***** Data *****
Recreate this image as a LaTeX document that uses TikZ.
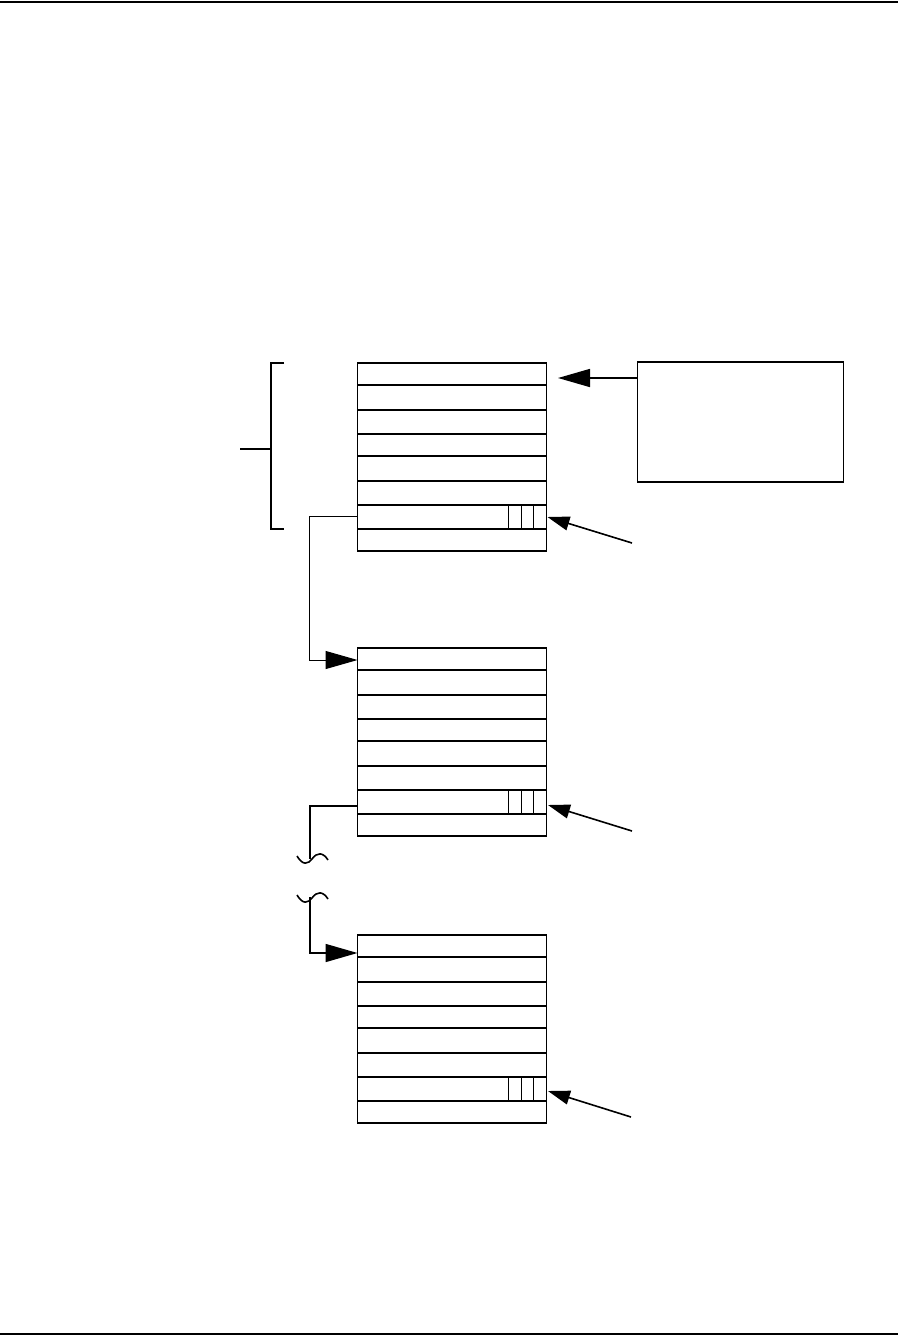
\documentclass[tikz,border=0pt]{standalone}
\usetikzlibrary{arrows.meta}
\tikzset{
  blk/.style={draw, line width=1.6pt, minimum width=189pt, minimum height=188pt, inner sep=0pt, outer sep=0pt, anchor=north west},
  rowline/.style={line width=1.6pt},
  cell/.style={line width=0.9pt},
  thick1/.style={line width=1.6pt},
  thinln/.style={line width=1.0pt},
  bigarrow/.style={-{Triangle[length=32pt,width=18pt]}},
  smallarrow/.style={-{Triangle[length=22pt,width=14pt]}},
  infobox/.style={draw, line width=1.6pt, minimum width=206pt, minimum height=120pt, inner sep=0pt, outer sep=0pt, anchor=north west},
}
\begin{document}
\begin{tikzpicture}[x=1pt,y=-1pt]
\useasboundingbox (0,0) rectangle (900,1336);
% page rules
\draw[line width=2pt] (0,1.5) -- (898,1.5);
\draw[line width=2pt] (0,1333.5) -- (898,1333.5);

% blocks
\foreach \n/\t in {b1/363, b2/648, b3/935}{
  \node[blk] (\n) at (357.5,\t) {};
  \foreach \r in {22,47,71,93,118,142,166}{
    \draw[rowline] (357.5,\t+\r) -- (546.5,\t+\r);
  }
  \foreach \c in {150.5,163.5,176}{
    \draw[cell] (357.5+\c,\t+142) -- (357.5+\c,\t+166);
  }
}

% info box and arrow
\node[infobox] (box) at (637.5,362) {};
\coordinate (t1) at (558,378);
\draw[thick1,bigarrow] (box.west |- t1) -- (t1);

% bracket
\coordinate (brt) at (284,363);
\coordinate (brb) at (284,529);
\coordinate (brm) at (240,449);
\draw[thick1] (brt) -- (271,363) -- (271,529) -- (brb);
\draw[thick1] (brm) -- (271,449);

% diagonal arrows
\coordinate (d1s) at (632,543);
\coordinate (d1e) at (547.5,517);
\coordinate (d2s) at (632,831);
\coordinate (d2e) at (548,805);
\coordinate (d3s) at (631,1117);
\coordinate (d3e) at (548,1091);
\draw[thick1,smallarrow] (d1s) -- (d1e);
\draw[thick1,smallarrow] (d2s) -- (d2e);
\draw[thick1,smallarrow] (d3s) -- (d3e);

% connector block1 -> block2
\coordinate (c1) at (357.5,516);
\coordinate (t2) at (357.5,660);
\draw[thinln,bigarrow] (c1) -- (309.5,516) |- (t2);

% connector block2 -> (break) -> block3
\coordinate (c2) at (357.5,806);
\coordinate (w1) at (310,859);
\coordinate (w2) at (310,897);
\coordinate (t3) at (357.5,953);
\draw[thick1] (c2) -- (310,806) -- (w1);
\draw[thick1] (297,856) .. controls (303,866) and (308,864) .. (312,859) .. controls (317,852) and (323,852) .. (328,860);
\draw[thick1] (297,895) .. controls (303,905) and (308,903) .. (312,898) .. controls (317,891) and (323,891) .. (328,899);
\draw[thick1,bigarrow] (w2) |- (t3);
\end{tikzpicture}
\end{document}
*****
#### [Problem]
Repeat the lines above, starting at the first and stopping after the line that holds "(d3s) -- (d3e);", with the pictures left out.

#### [Worked answer]
Recreate this image as a LaTeX document that uses TikZ.
\documentclass[tikz,border=0pt]{standalone}
\usetikzlibrary{arrows.meta}
\tikzset{
  blk/.style={draw, line width=1.6pt, minimum width=189pt, minimum height=188pt, inner sep=0pt, outer sep=0pt, anchor=north west},
  rowline/.style={line width=1.6pt},
  cell/.style={line width=0.9pt},
  thick1/.style={line width=1.6pt},
  thinln/.style={line width=1.0pt},
  bigarrow/.style={-{Triangle[length=32pt,width=18pt]}},
  smallarrow/.style={-{Triangle[length=22pt,width=14pt]}},
  infobox/.style={draw, line width=1.6pt, minimum width=206pt, minimum height=120pt, inner sep=0pt, outer sep=0pt, anchor=north west},
}
\begin{document}
\begin{tikzpicture}[x=1pt,y=-1pt]
\useasboundingbox (0,0) rectangle (900,1336);
% page rules
\draw[line width=2pt] (0,1.5) -- (898,1.5);
\draw[line width=2pt] (0,1333.5) -- (898,1333.5);

% blocks
\foreach \n/\t in {b1/363, b2/648, b3/935}{
  \node[blk] (\n) at (357.5,\t) {};
  \foreach \r in {22,47,71,93,118,142,166}{
    \draw[rowline] (357.5,\t+\r) -- (546.5,\t+\r);
  }
  \foreach \c in {150.5,163.5,176}{
    \draw[cell] (357.5+\c,\t+142) -- (357.5+\c,\t+166);
  }
}

% info box and arrow
\node[infobox] (box) at (637.5,362) {};
\coordinate (t1) at (558,378);
\draw[thick1,bigarrow] (box.west |- t1) -- (t1);

% bracket
\coordinate (brt) at (284,363);
\coordinate (brb) at (284,529);
\coordinate (brm) at (240,449);
\draw[thick1] (brt) -- (271,363) -- (271,529) -- (brb);
\draw[thick1] (brm) -- (271,449);

% diagonal arrows
\coordinate (d1s) at (632,543);
\coordinate (d1e) at (547.5,517);
\coordinate (d2s) at (632,831);
\coordinate (d2e) at (548,805);
\coordinate (d3s) at (631,1117);
\coordinate (d3e) at (548,1091);
\draw[thick1,smallarrow] (d1s) -- (d1e);
\draw[thick1,smallarrow] (d2s) -- (d2e);
\draw[thick1,smallarrow] (d3s) -- (d3e);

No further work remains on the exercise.